Für Jüdinnen*Juden war die Demonstration der schlagende Beweis, dass ihr Schicksal auch zwei Jahre nach dem 7. Oktober nicht allzu viele Menschen in diesem Land interessiert. Dabei ist die Lage katastrophal. Die Zahlen sprechen eine deutliche Sprache: Das Bundeskriminalamt hat 2025 6.236 Straftaten dokumentiert, die Recherche- und Informationsstelle Antisemitismus (RIAS) 8.627 antisemitische Vorfälle. Die Gedenkstätten berichten von zunehmenden Sachbeschädigungen und Übergriffen, jüdische Studierende skandalisieren die weiterhin desolate Lage an deutschen Hochschulen, der Zentralrat der Juden in Deutschland prangert an, wo er nur kann: Es nutzt alles nichts. Der Antisemitismus grassiert und wird doch kleingeredet. In der Chronik antisemitischer Vorfälle gibt die Amadeu Antonio Stiftung einen fast tagesaktuellen Eindruck. Mehr als 300 Vorfälle wurden hier dieses Jahr dokumentiert. Eine Auswahl:
Kurz nach Silvester wird in Apolda an einem jüdischen Erinnerungsort ein Schweinekopf abgelegt. Im Februar wird auf einer Demonstration in Berlin gefordert, Juden zu erschießen. In Köln werden Anfang April 23 Stolpersteine unkenntlich gemacht. In Hamburg hat im Mai jemand versucht, ein Auto von der Fahrbahn abzudrängen, aus dem hebräische Musik zu hören war. In Kleinmachnow verbietet eine Schneiderei im Juni via Facebook-Post Israelis und Juden den Zutritt. In Frankfurt am Main attackieren Aktivist*innen im August während eines Klima-Camps Mitglieder der Jüdischen Gemeinde mit Farbe und in Göttingen steht Anfang September am Universitätsgebäude „ZIONISTEN TÖTEN“. Am 9. November wird in Hamburg eine ältere Dame attackiert, während sie Stolpersteine putzt und Ende November ein Rabbiner in Offenbach auf offener Straße beleidigt. Das ist die neue Normalität. Jeden Tag passieren im Schnitt mehr als 20 solcher Vorfälle.

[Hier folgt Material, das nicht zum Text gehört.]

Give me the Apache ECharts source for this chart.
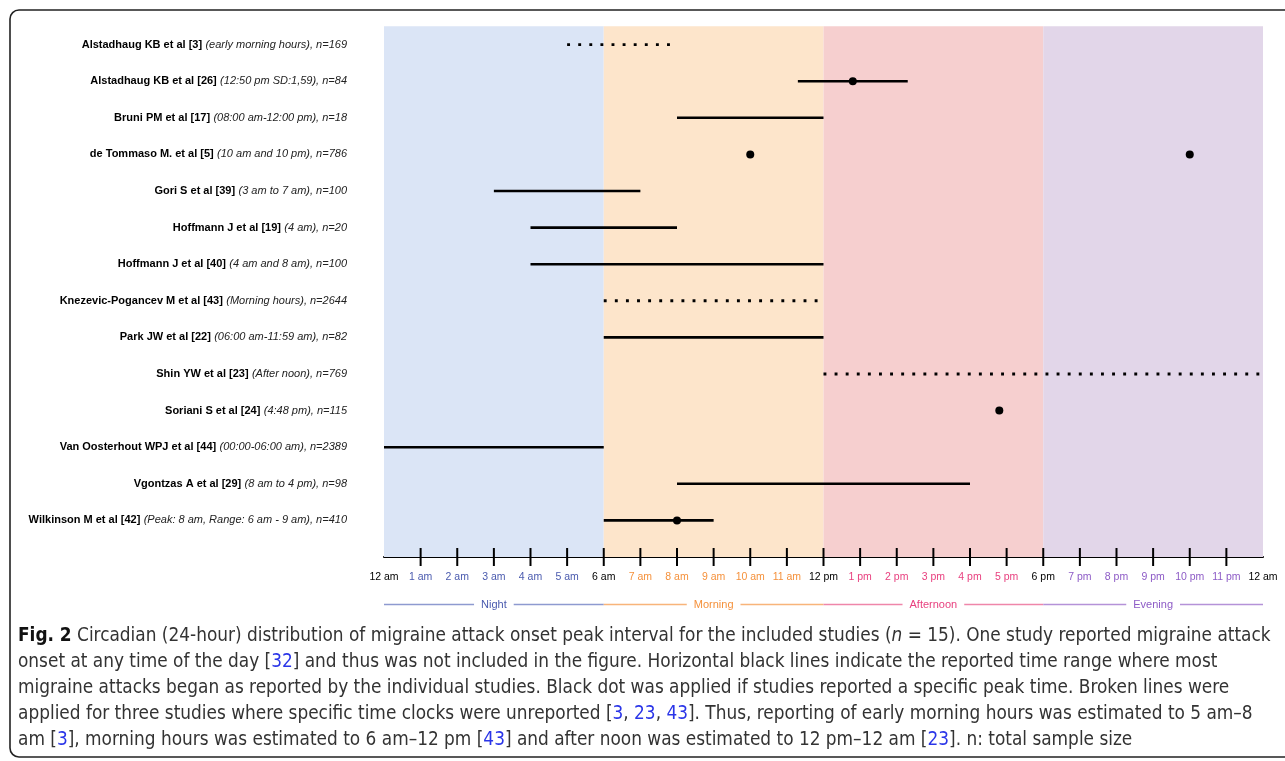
<!DOCTYPE html>
<html>
<head>
<meta charset="utf-8">
<script src="https://cdn.jsdelivr.net/npm/echarts@6/dist/echarts.min.js"></script>
<style>
html,body{margin:0;padding:0;background:#fff;}
#chart{width:1285px;height:761px;}
</style>
</head>
<body>
<div id="chart"></div>
<script>
// ---------- DATA ----------
const studyNames = [
  'Alstadhaug KB et al [3]', 'Alstadhaug KB et al [26]', 'Bruni PM et al [17]',
  'de Tommaso M. et al [5]', 'Gori S et al [39]', 'Hoffmann J et al [19]',
  'Hoffmann J et al [40]', 'Knezevic-Pogancev M et al [43]', 'Park JW et al [22]',
  'Shin YW et al [23]', 'Soriani S et al [24]', 'Van Oosterhout WPJ et al [44]',
  'Vgontzas A et al [29]', 'Wilkinson M et al [42]'
];
const studyDetails = [
  '(early morning hours), n=169', '(12:50 pm SD:1,59), n=84', '(08:00 am-12:00 pm), n=18',
  '(10 am and 10 pm), n=786', '(3 am to 7 am), n=100', '(4 am), n=20',
  '(4 am and 8 am), n=100', '(Morning hours), n=2644', '(06:00 am-11:59 am), n=82',
  '(After noon), n=769', '(4:48 pm), n=115', '(00:00-06:00 am), n=2389',
  '(8 am to 4 pm), n=98', '(Peak: 8 am, Range: 6 am - 9 am), n=410'
];
// ranges (row is 1-based study index)
const rangeRow    = [1, 2, 3, 5, 6, 7, 8, 9, 10, 12, 13, 14];
const rangeFrom   = [5, 11.3, 8, 3, 4, 4, 6, 6, 12, 0, 8, 6];
const rangeTo     = [8, 14.3, 12, 7, 8, 12, 12, 12, 24, 6, 16, 9];
const rangeDotted = [true, false, false, false, false, false, true, false, true, false, false, false];
// peak times
const peakRow  = [2, 4, 4, 11, 14];
const peakHour = [12.8, 10, 22, 16.8, 8];
// periods of the day
const periodNames = ['Night', 'Morning', 'Afternoon', 'Evening'];
const periodStart = [0, 6, 12, 18];
const periodEnd   = [6, 12, 18, 24];
// tick labels
const hourLabels = ['12 am','1 am','2 am','3 am','4 am','5 am','6 am','7 am','8 am','9 am','10 am','11 am',
  '12 pm','1 pm','2 pm','3 pm','4 pm','5 pm','6 pm','7 pm','8 pm','9 pm','10 pm','11 pm','12 am'];
const tickHours = [1,2,3,4,5,6,7,8,9,10,11,12,13,14,15,16,17,18,19,20,21,22,23];
// caption
const captionLines = [
  '{b|Fig. 2} Circadian (24-hour) distribution of migraine attack onset peak interval for the included studies ({it|n} = 15). One study reported migraine attack',
  'onset at any time of the day [{r|32}] and thus was not included in the figure. Horizontal black lines indicate the reported time range where most',
  'migraine attacks began as reported by the individual studies. Black dot was applied if studies reported a specific peak time. Broken lines were',
  'applied for three studies where specific time clocks were unreported [{r|3}, {r|23}, {r|43}]. Thus, reporting of early morning hours was estimated to 5 am–8',
  'am [{r|3}], morning hours was estimated to 6 am–12 pm [{r|43}] and after noon was estimated to 12 pm–12 am [{r|23}]. n: total sample size'
];

// ---------- STYLE ----------
const bandColors = ['#dbe5f6', '#fde5cb', '#f6cfcf', '#e2d6e9'];
const periodText = ['#4a5aae', '#f5913b', '#e8407f', '#8d5bc6'];
const periodLine = ['#8e9ad0', '#f8b47a', '#ef86aa', '#b592d8'];
const FONT = '"Liberation Sans", Arial, sans-serif';
const CAP_FONT = '"Liberation Sans Narrow", "DejaVu Sans Condensed", sans-serif';

// caption font size fitted to the measured width of line 1
const plain1 = captionLines[0].replace(/\{\w+\|([^}]*)\}/g, '$1');
const cv = document.createElement('canvas').getContext('2d');
cv.font = '100px ' + CAP_FONT;
let capSize = 100 * 1245 / cv.measureText(plain1).width;
capSize = Math.max(13, Math.min(20, capSize));

function periodOf(h) {
  if (h % 6 === 0) return 'k';
  return ['n', 'm', 'a', 'e'][Math.floor(h / 6)];
}

const chart = echarts.init(document.getElementById('chart'), null, {renderer: 'canvas'});

const XF = 10.5;
const option = {
  animation: false,
  backgroundColor: '#fff',
  grid: {left: 384, right: 22, top: 8, bottom: 204},
  xAxis: {
    type: 'value', min: 0, max: 24, interval: 1,
    axisLine: {show: true, onZero: false, lineStyle: {color: '#000', width: 2}},
    axisTick: {show: false},
    splitLine: {show: false},
    axisLabel: {
      margin: 15,
      fontFamily: FONT, fontSize: XF, color: '#000',
      formatter: function (v) { return '{' + periodOf(v) + '|' + hourLabels[v] + '}'; },
      rich: {
        k: {color: '#000', fontSize: XF, fontFamily: FONT},
        n: {color: periodText[0], fontSize: XF, fontFamily: FONT},
        m: {color: periodText[1], fontSize: XF, fontFamily: FONT},
        a: {color: periodText[2], fontSize: XF, fontFamily: FONT},
        e: {color: periodText[3], fontSize: XF, fontFamily: FONT}
      }
    }
  },
  yAxis: {
    type: 'value', min: 0, max: 15, interval: 1, inverse: true,
    axisLine: {show: false}, axisTick: {show: false}, splitLine: {show: false},
    axisLabel: {
      margin: 37,
      formatter: function (v) {
        if (v < 1 || v > studyNames.length) return '';
        return '{b|' + studyNames[v - 1] + '} {i|' + studyDetails[v - 1] + '}';
      },
      rich: {
        b: {fontWeight: 'bold', color: '#000', fontSize: 11, fontFamily: FONT},
        i: {fontStyle: 'italic', color: '#222', fontSize: 11, fontFamily: FONT}
      }
    }
  },
  series: [
    {
      type: 'custom', name: 'periods', z: 1, clip: false, silent: true,
      data: periodNames.map((n, i) => [periodStart[i], periodEnd[i]]),
      renderItem: function (params, api) {
        const i = params.dataIndex;
        const p0 = api.coord([api.value(0), 0.5]);
        const p1 = api.coord([api.value(1), 15]);
        const y = p1[1] + 47.5;
        return {
          type: 'group',
          children: [
            {type: 'rect', shape: {x: p0[0], y: p0[1], width: p1[0] - p0[0], height: p1[1] - p0[1]},
             style: {fill: bandColors[i]}},
            {type: 'line', shape: {x1: p0[0], y1: y, x2: p1[0], y2: y},
             style: {stroke: periodLine[i], lineWidth: 1.3}},
            {type: 'text', x: (p0[0] + p1[0]) / 2, y: y,
             style: {text: periodNames[i], fill: periodText[i], fontSize: 11, fontFamily: FONT,
                     align: 'center', verticalAlign: 'middle', backgroundColor: '#fff', padding: [1, 7]}}
          ]
        };
      }
    },
    {
      type: 'custom', name: 'ticks', z: 3, clip: false, silent: true,
      data: tickHours.map(h => [h]),
      renderItem: function (params, api) {
        const p = api.coord([api.value(0), 15]);
        return {type: 'line', shape: {x1: p[0], y1: p[1] - 9, x2: p[0], y2: p[1] + 9},
                style: {stroke: '#000', lineWidth: 2}};
      }
    },
    {
      type: 'custom', name: 'ranges', z: 4, clip: false, silent: true,
      data: rangeRow.map((r, i) => [rangeFrom[i], rangeTo[i], r, rangeDotted[i] ? 1 : 0]),
      renderItem: function (params, api) {
        const a = api.coord([api.value(0), api.value(2)]);
        const b = api.coord([api.value(1), api.value(2)]);
        const dotted = api.value(3) === 1;
        return {type: 'line', shape: {x1: a[0], y1: a[1], x2: b[0], y2: b[1]},
                style: {stroke: '#000', lineWidth: dotted ? 2.9 : 2.6,
                        lineDash: dotted ? [2.9, 8.2] : null, lineCap: 'butt'}};
      }
    },
    {
      type: 'scatter', name: 'peaks', z: 5, silent: true,
      symbol: 'circle', symbolSize: 8,
      itemStyle: {color: '#000', opacity: 1},
      data: peakRow.map((r, i) => [peakHour[i], r])
    }
  ],
  graphic: [
    {type: 'rect', z: 100, silent: true,
     shape: {x: 10, y: 10, width: 1400, height: 747, r: 9},
     style: {fill: 'none', stroke: '#222', lineWidth: 1.6}}
  ].concat(captionLines.map((t, i) => ({
    type: 'text', z: 100, silent: true,
    x: 18, y: 636 + i * 26,
    style: {
      text: t, fill: '#333', fontSize: capSize, fontFamily: CAP_FONT,
      verticalAlign: 'middle', align: 'left',
      rich: {
        b: {fontWeight: 'bold', fill: '#111', fontSize: capSize, fontFamily: CAP_FONT},
        r: {fill: '#2a35e8', fontSize: capSize, fontFamily: CAP_FONT},
        it: {fontStyle: 'italic', fill: '#333', fontSize: capSize, fontFamily: CAP_FONT}
      }
    }
  })))
};

chart.setOption(option);
</script>
</body>
</html>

Nicht übersehen werden dürfen die rechtsextremen Alltagskulturen und parlamentarischen Raumgewinne in diesem Land, die Schlussstrichrufe ebenso mit sich bringen wie Verschwörungsideologien. Der Leiter einer KZ-Gedenkstätte berichtete mir im Sommer, dass fast täglich Jugendliche, die mit ihren Schulklassen durch die Gedenkstätte geführt werden, durch neonazistische Marken oder Symbole auffallen. Die Höckesche „erinnerungspolitische Wende“ wird praktisch umgesetzt und zeigt sich auch in antisemitischen Vorfällen wie beschmierten Gedenkorten, geschändeten Grabstätten oder herausgerissenen Stolpersteinen. Aus den Landtagswahlen 2026 könnte die sogenannte Alternative für Deutschland als Gewinnerin hervorgehen.
Die Beruhigung im Nahen Osten, die sich womöglich darin übersetzt, dass die antiisraelische Massenbewegung an ihr Ende gelangt, wird Antisemitismus aber nicht verschwinden lassen. Aus antisemitismuskritischer Perspektive bleibt das Motto für die nächsten Jahre daher: weitermachen.